Search engines like Google use entities to identify subjects a writer discusses in an article. Named entities refer to specific people, places, and businesses. For example, Revolut and Monzo are named entities because they are the names of specific challenger banks. But the terms challenger bank and neobank are not named entities because these terms can refer to a wide variety of mobile banking apps.
The use of named entities also shows that a writer understands the subject of the article. For example, a low-end SEO agency might hire a generalist writer to write about neobanks and challenger banks. But if the writer doesn’t know what these financial institutions are, or what they do, the writer might just repeat the keyphrases neobank and challenger bank over and over again, along with similar keyphrases. If the writer mentions specific neobanks like Varo and Chime instead, that provides evidence that the writer is actively following the industry.
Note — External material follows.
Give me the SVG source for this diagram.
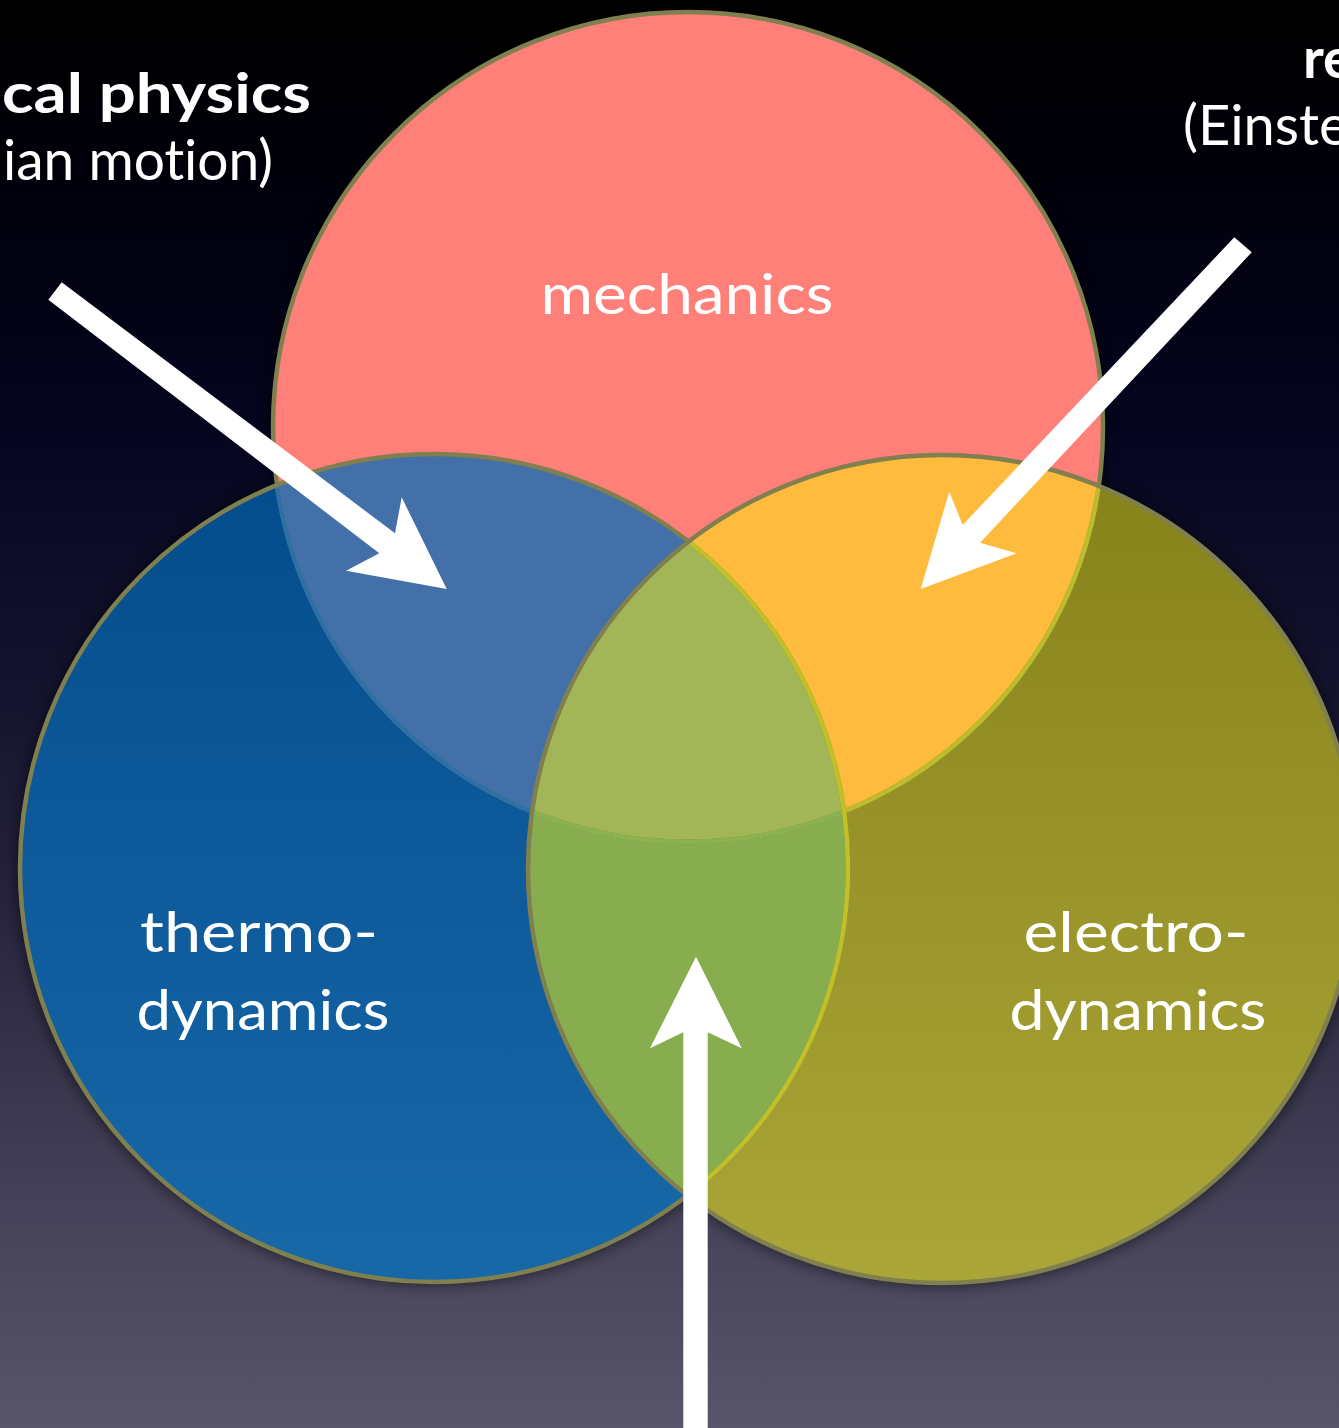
<svg xmlns="http://www.w3.org/2000/svg" width="1339" height="1428" viewBox="0 0 1339 1428">
<style>
  .lbl { font-family: Lato, "Open Sans", "Noto Sans", sans-serif; fill: #ffffff; font-size: 56px; font-variant-ligatures: none; font-feature-settings: "liga" 0, "clig" 0; }
  .bold { font-weight: bold; }
  .edge { fill: none; stroke-width: 4.5; }
  .gray { stroke: #7f7f50; }
  .arrow { fill: #ffffff; }
</style>
<defs>
  <linearGradient id="bg" x1="0" y1="0" x2="0" y2="1">
    <stop offset="0" stop-color="#000000"/>
    <stop offset="0.12" stop-color="#00000a"/>
    <stop offset="0.3" stop-color="#05051f"/>
    <stop offset="0.5" stop-color="#16152f"/>
    <stop offset="0.65" stop-color="#29263f"/>
    <stop offset="0.85" stop-color="#454259"/>
    <stop offset="1" stop-color="#58556b"/>
  </linearGradient>
  <linearGradient id="gBlue" x1="0" y1="0" x2="0" y2="1">
    <stop offset="0" stop-color="#044c8c"/>
    <stop offset="1" stop-color="#1868a8"/>
  </linearGradient>
  <linearGradient id="gOlive" x1="0" y1="0" x2="0" y2="1">
    <stop offset="0" stop-color="#86821a"/>
    <stop offset="1" stop-color="#aaa638"/>
  </linearGradient>
  <clipPath id="cR"><circle cx="688" cy="427" r="415"/></clipPath>
  <clipPath id="cB"><circle cx="434" cy="868" r="414"/></clipPath>
  <clipPath id="cO"><circle cx="942" cy="869" r="414"/></clipPath>
  <filter id="blur" x="-20%" y="-20%" width="140%" height="140%">
    <feGaussianBlur stdDeviation="7"/>
  </filter>
</defs>

<rect x="0" y="0" width="1339" height="1428" fill="url(#bg)"/>

<!-- soft shadow behind circles -->
<g filter="url(#blur)" fill="#000000" opacity="0.55">
  <circle cx="688" cy="427" r="418"/>
  <circle cx="434" cy="868" r="417"/>
  <circle cx="942" cy="869" r="417"/>
</g>

<!-- fills -->
<g id="node-mechanics">
  <circle cx="688" cy="427" r="415" fill="#ff7f79"/>
</g>
<g id="node-thermodynamics">
  <circle cx="434" cy="868" r="414" fill="url(#gBlue)"/>
</g>
<g id="node-electrodynamics">
  <circle cx="942" cy="869" r="414" fill="url(#gOlive)"/>
</g>
<g id="overlaps">
  <circle cx="688" cy="427" r="415" fill="#4370a8" clip-path="url(#cB)"/>
  <circle cx="688" cy="427" r="415" fill="#ffbb3d" clip-path="url(#cO)"/>
  <circle cx="434" cy="868" r="414" fill="#88ad4f" clip-path="url(#cO)"/>
  <g clip-path="url(#cB)">
    <circle cx="688" cy="427" r="415" fill="#a2b657" clip-path="url(#cO)"/>
  </g>
</g>

<!-- outlines -->
<g id="outlines">
  <circle class="edge gray" cx="688" cy="427" r="415"/>
  <circle class="edge" cx="688" cy="427" r="415" stroke="#2d6fa8" clip-path="url(#cB)"/>
  <circle class="edge" cx="688" cy="427" r="415" stroke="#bcbc2c" clip-path="url(#cO)"/>
  <g clip-path="url(#cB)">
    <circle class="edge" cx="688" cy="427" r="415" stroke="#8ab24e" clip-path="url(#cO)"/>
  </g>
  <circle class="edge gray" cx="434" cy="868" r="414"/>
  <circle class="edge" cx="434" cy="868" r="414" stroke="#c2c028" clip-path="url(#cO)"/>
  <circle class="edge gray" cx="942" cy="869" r="414"/>
</g>

<!-- node labels -->
<text class="lbl" x="687" y="314" text-anchor="middle" textLength="293" lengthAdjust="spacingAndGlyphs">mechanics</text>
<text class="lbl" x="259" y="952" text-anchor="middle" textLength="238" lengthAdjust="spacingAndGlyphs">thermo-</text>
<text class="lbl" x="263" y="1030" text-anchor="middle" textLength="253" lengthAdjust="spacingAndGlyphs">dynamics</text>
<text class="lbl" x="1136" y="952" text-anchor="middle" textLength="225" lengthAdjust="spacingAndGlyphs">electro-</text>
<text class="lbl" x="1138" y="1030" text-anchor="middle" textLength="257" lengthAdjust="spacingAndGlyphs">dynamics</text>

<!-- side labels (cut by the picture edge, as in the reference) -->
<g id="label-statistical">
  <text class="lbl bold" x="2" y="113" textLength="309" lengthAdjust="spacingAndGlyphs">cal physics</text>
  <text class="lbl" x="3" y="180" textLength="270" lengthAdjust="spacingAndGlyphs">ian motion)</text>
</g>
<g id="label-relativity">
  <text class="lbl bold" x="1303" y="78">re</text>
  <text class="lbl" x="1183" y="145">(Einste</text>
</g>

<!-- connectors -->
<g id="connectors">
  <polygon class="arrow" points="61.7,282.2 395,533.3 401.7,497.3 446.7,589 346,570.7 379.3,553.3 48.3,299.8"/>
  <polygon class="arrow" points="1234.3,237.3 1251.7,252.3 980,542.7 1016.7,553.3 920.7,589 949.3,491.7 962.7,525"/>
  <polygon class="arrow" points="683.3,1428 683.3,1032.3 650,1048.3 696,956.7 741.7,1048.3 707.7,1032.3 707.7,1428"/>
</g>
</svg>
The concept of thin content might help here. When I was writing for Demand Studios 10 years ago, sometimes an editor sent an article back for a rewrite because it didn’t contain enough useful information. The editor would say that the article was thin content. It’s hard to define the concept of thin content, but I have noticed that lower-quality articles often don’t mention as many named entities. Another way to think about it is that the article contains a lot of fluff instead of usable information, so it has less information density. And Google doesn’t want to show readers thin content or fluff in the search results either, so it’s been developing ways to rank articles that use metrics other than keywords or backlinks.
Keywords and backlinks are still important, of course, but Google’s also been using entities to analyze articles. To do this, Google compares the entities mentioned in the articles to the entities stored in a database. I examined the Python code for entity analysis in Google’s cloud natural language API and learned that the search engine uses Wikipedia and the Google Knowledge Graph as databases for relevant entities. Entities that are mentioned in those databases are more likely to be notable. That factor may not be fair to small startups but Wikipedia has similar rules about notability for company pages.
So I decided to make a Python script that identified named entities myself. Instead of using the API, I used the Python library TextBlob to detect proper nouns. These nouns are one type of named entity, although phone numbers and addresses are also considered named entities. The script counts the number of proper nouns in an article and then divides this count by the word count of the article, creating a metric called entity density.
After creating the Python script and testing it on a few websites, it did appear that articles with higher entity density were higher-quality articles. I also examined those articles with the SEO tool Ahrefs. And it appeared that articles with higher entity density were more likely to rank for keyphrases, so they were more likely to appear in the Google search results. I then uploaded the entity analysis script to my Gitlab profile.
I updated the script again after that because of an issue I observed. The original script just counted proper nouns as a stand-in for entities. As a result, an article would have a high entity density if it repeated the name of the same company many times. And I felt that the script could be improved further. An article that mentions the challenger banks Monzo, Revolut, Varo, and Chime could be higher quality than one that just discusses Revolut, for example.
The second version of the script counts unique proper pronouns or unique named entities. And it also reports a new metric, unique entity density. Like the original metric, this is calculated by dividing the number of unique named entities in the article by the word count in the article. And it’s also designed to measure the information density in the article. My hypothesis is that if a fintech article has a higher unique entity density, it will be a better and more informative article and it will rank for more keywords.
Although Google does analyze entities, it also monitors other metrics such as user behavior. My hypothesis is that readers who see articles with higher entity density will be more likely to read them all the way through, more likely to share them with friends, and more likely to visit the websites that posted them again. So this concept isn’t just about gaming SEO metrics, it’s also a signal of content quality. And that signal could be hard to fake if your SEO tool just shows you keyphrases and backlinks and doesn’t list entities. More advanced SEO tools like Frase can create content briefs by scraping the information in the top-ranking articles and telling writers what topics to discuss, though.
I ran a few tests and it did appear that articles that mentioned more personal pronouns were more likely to rank for keywords in Google. I also thought that those articles were higher quality than similar articles by the same authors on the same websites, and came to the same conclusion after testing the entity analysis script on my own website. So I decided to run a larger-scale experiment on fintech blogs to see if this concept made the fintechs’ articles more likely to appear in Google search results. That analysis will appear in a second article so readers who are already familiar with the concepts discussed in this one won’t have to read lots of additional text to view the results.